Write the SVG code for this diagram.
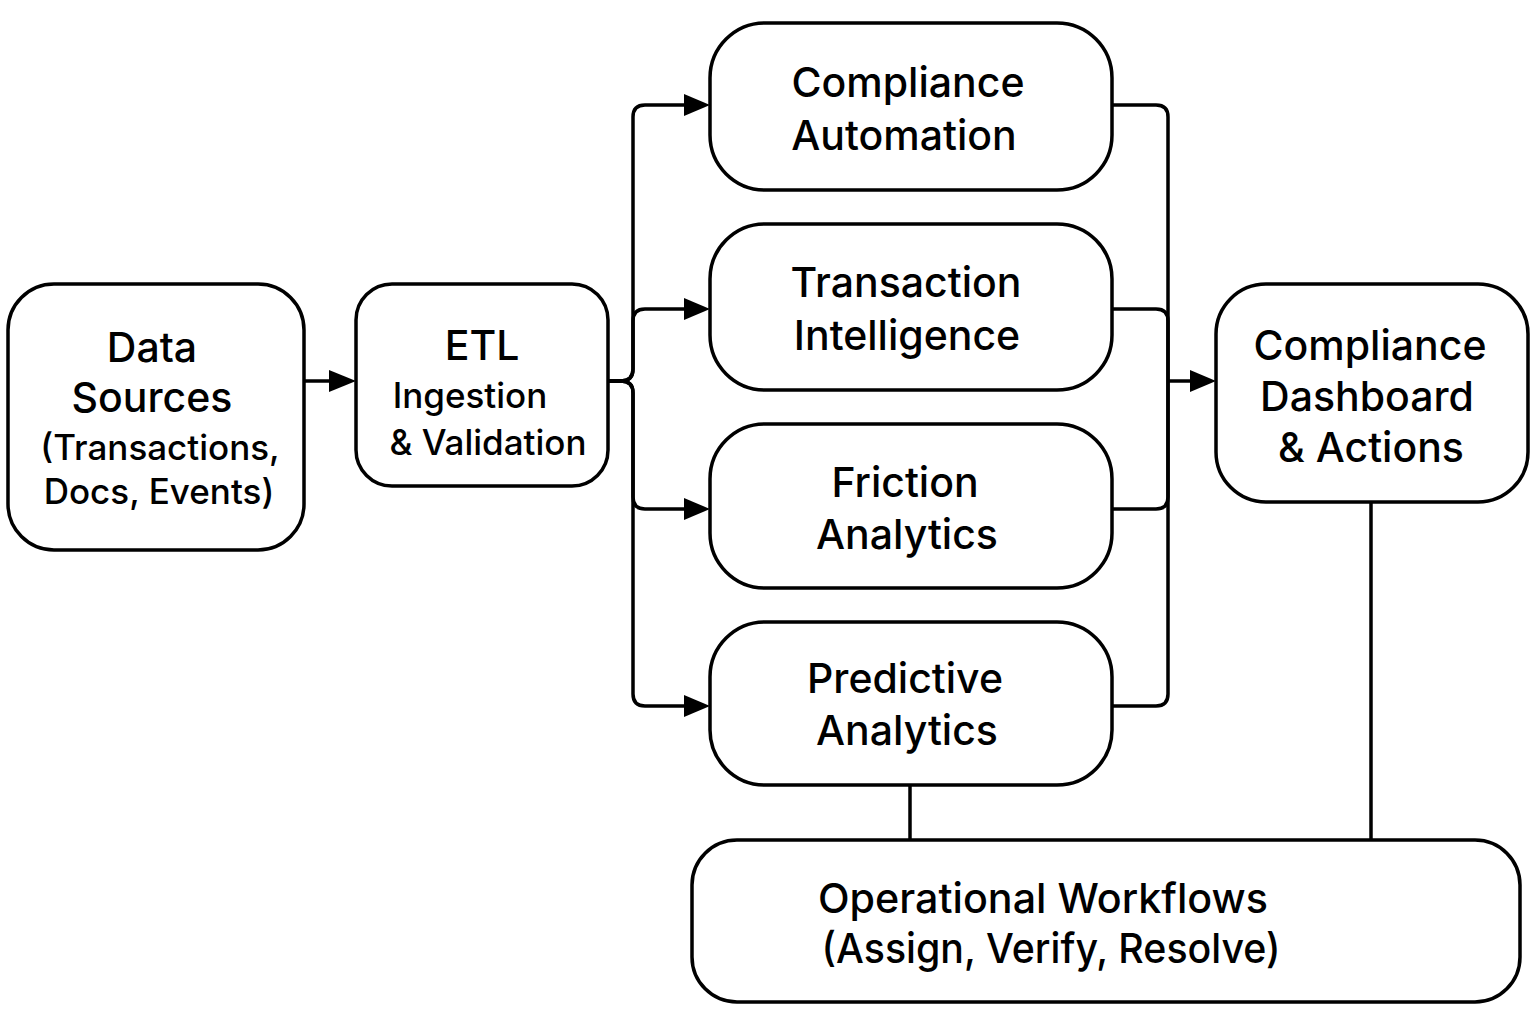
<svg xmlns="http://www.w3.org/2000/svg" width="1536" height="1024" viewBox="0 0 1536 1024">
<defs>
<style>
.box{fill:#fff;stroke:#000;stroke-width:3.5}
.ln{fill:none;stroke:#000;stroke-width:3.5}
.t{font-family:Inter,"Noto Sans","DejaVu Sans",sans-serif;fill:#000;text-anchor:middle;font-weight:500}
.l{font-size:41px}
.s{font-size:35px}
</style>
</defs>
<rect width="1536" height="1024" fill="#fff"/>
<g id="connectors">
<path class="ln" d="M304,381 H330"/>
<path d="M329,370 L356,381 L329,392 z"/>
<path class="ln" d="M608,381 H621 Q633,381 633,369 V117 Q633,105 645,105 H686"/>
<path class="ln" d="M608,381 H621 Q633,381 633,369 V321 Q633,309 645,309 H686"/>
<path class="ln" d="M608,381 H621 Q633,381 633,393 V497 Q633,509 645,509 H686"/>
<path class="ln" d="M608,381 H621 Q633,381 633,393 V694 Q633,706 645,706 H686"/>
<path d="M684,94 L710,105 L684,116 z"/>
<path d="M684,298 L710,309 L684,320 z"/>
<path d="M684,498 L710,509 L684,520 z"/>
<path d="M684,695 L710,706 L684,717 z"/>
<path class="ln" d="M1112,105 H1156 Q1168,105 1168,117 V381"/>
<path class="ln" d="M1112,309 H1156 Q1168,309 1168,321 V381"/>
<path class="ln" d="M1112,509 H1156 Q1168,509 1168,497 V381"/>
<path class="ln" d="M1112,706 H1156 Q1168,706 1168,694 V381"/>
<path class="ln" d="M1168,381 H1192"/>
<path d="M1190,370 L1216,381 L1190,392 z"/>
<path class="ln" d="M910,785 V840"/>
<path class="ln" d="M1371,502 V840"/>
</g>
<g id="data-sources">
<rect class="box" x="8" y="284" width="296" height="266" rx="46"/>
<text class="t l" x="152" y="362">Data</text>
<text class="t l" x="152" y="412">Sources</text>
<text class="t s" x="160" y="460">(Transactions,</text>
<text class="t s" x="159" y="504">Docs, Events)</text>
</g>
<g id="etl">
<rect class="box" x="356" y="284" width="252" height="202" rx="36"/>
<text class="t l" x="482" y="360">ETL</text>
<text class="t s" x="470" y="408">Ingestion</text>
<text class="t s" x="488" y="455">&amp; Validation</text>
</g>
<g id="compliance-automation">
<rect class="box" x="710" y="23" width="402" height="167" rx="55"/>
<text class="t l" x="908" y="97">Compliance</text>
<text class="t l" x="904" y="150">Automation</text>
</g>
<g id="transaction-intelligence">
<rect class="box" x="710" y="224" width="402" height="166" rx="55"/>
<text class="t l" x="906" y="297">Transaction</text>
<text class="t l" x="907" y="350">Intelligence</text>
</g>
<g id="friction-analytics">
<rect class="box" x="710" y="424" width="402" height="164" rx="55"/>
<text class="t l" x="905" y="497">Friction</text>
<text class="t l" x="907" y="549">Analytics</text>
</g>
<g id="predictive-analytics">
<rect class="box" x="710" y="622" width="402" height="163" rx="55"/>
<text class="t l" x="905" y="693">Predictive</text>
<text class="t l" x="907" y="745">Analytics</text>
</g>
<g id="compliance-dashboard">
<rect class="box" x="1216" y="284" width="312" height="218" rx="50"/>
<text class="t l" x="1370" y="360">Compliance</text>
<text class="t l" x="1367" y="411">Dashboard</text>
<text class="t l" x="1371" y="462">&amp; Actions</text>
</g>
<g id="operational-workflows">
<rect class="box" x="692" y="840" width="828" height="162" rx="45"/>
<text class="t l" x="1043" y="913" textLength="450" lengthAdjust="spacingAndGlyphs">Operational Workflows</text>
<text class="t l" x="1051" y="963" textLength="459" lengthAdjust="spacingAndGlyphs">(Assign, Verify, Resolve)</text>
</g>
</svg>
----------------
Reproduce every line exactly and omit all pictures.

Write the SVG code for this diagram.
<svg xmlns="http://www.w3.org/2000/svg" width="1536" height="1024" viewBox="0 0 1536 1024">
<defs>
<style>
.box{fill:#fff;stroke:#000;stroke-width:3.5}
.ln{fill:none;stroke:#000;stroke-width:3.5}
.t{font-family:Inter,"Noto Sans","DejaVu Sans",sans-serif;fill:#000;text-anchor:middle;font-weight:500}
.l{font-size:41px}
.s{font-size:35px}
</style>
</defs>
<rect width="1536" height="1024" fill="#fff"/>
<g id="connectors">
<path class="ln" d="M304,381 H330"/>
<path d="M329,370 L356,381 L329,392 z"/>
<path class="ln" d="M608,381 H621 Q633,381 633,369 V117 Q633,105 645,105 H686"/>
<path class="ln" d="M608,381 H621 Q633,381 633,369 V321 Q633,309 645,309 H686"/>
<path class="ln" d="M608,381 H621 Q633,381 633,393 V497 Q633,509 645,509 H686"/>
<path class="ln" d="M608,381 H621 Q633,381 633,393 V694 Q633,706 645,706 H686"/>
<path d="M684,94 L710,105 L684,116 z"/>
<path d="M684,298 L710,309 L684,320 z"/>
<path d="M684,498 L710,509 L684,520 z"/>
<path d="M684,695 L710,706 L684,717 z"/>
<path class="ln" d="M1112,105 H1156 Q1168,105 1168,117 V381"/>
<path class="ln" d="M1112,309 H1156 Q1168,309 1168,321 V381"/>
<path class="ln" d="M1112,509 H1156 Q1168,509 1168,497 V381"/>
<path class="ln" d="M1112,706 H1156 Q1168,706 1168,694 V381"/>
<path class="ln" d="M1168,381 H1192"/>
<path d="M1190,370 L1216,381 L1190,392 z"/>
<path class="ln" d="M910,785 V840"/>
<path class="ln" d="M1371,502 V840"/>
</g>
<g id="data-sources">
<rect class="box" x="8" y="284" width="296" height="266" rx="46"/>
<text class="t l" x="152" y="362">Data</text>
<text class="t l" x="152" y="412">Sources</text>
<text class="t s" x="160" y="460">(Transactions,</text>
<text class="t s" x="159" y="504">Docs, Events)</text>
</g>
<g id="etl">
<rect class="box" x="356" y="284" width="252" height="202" rx="36"/>
<text class="t l" x="482" y="360">ETL</text>
<text class="t s" x="470" y="408">Ingestion</text>
<text class="t s" x="488" y="455">&amp; Validation</text>
</g>
<g id="compliance-automation">
<rect class="box" x="710" y="23" width="402" height="167" rx="55"/>
<text class="t l" x="908" y="97">Compliance</text>
<text class="t l" x="904" y="150">Automation</text>
</g>
<g id="transaction-intelligence">
<rect class="box" x="710" y="224" width="402" height="166" rx="55"/>
<text class="t l" x="906" y="297">Transaction</text>
<text class="t l" x="907" y="350">Intelligence</text>
</g>
<g id="friction-analytics">
<rect class="box" x="710" y="424" width="402" height="164" rx="55"/>
<text class="t l" x="905" y="497">Friction</text>
<text class="t l" x="907" y="549">Analytics</text>
</g>
<g id="predictive-analytics">
<rect class="box" x="710" y="622" width="402" height="163" rx="55"/>
<text class="t l" x="905" y="693">Predictive</text>
<text class="t l" x="907" y="745">Analytics</text>
</g>
<g id="compliance-dashboard">
<rect class="box" x="1216" y="284" width="312" height="218" rx="50"/>
<text class="t l" x="1370" y="360">Compliance</text>
<text class="t l" x="1367" y="411">Dashboard</text>
<text class="t l" x="1371" y="462">&amp; Actions</text>
</g>
<g id="operational-workflows">
<rect class="box" x="692" y="840" width="828" height="162" rx="45"/>
<text class="t l" x="1043" y="913" textLength="450" lengthAdjust="spacingAndGlyphs">Operational Workflows</text>
<text class="t l" x="1051" y="963" textLength="459" lengthAdjust="spacingAndGlyphs">(Assign, Verify, Resolve)</text>
</g>
</svg>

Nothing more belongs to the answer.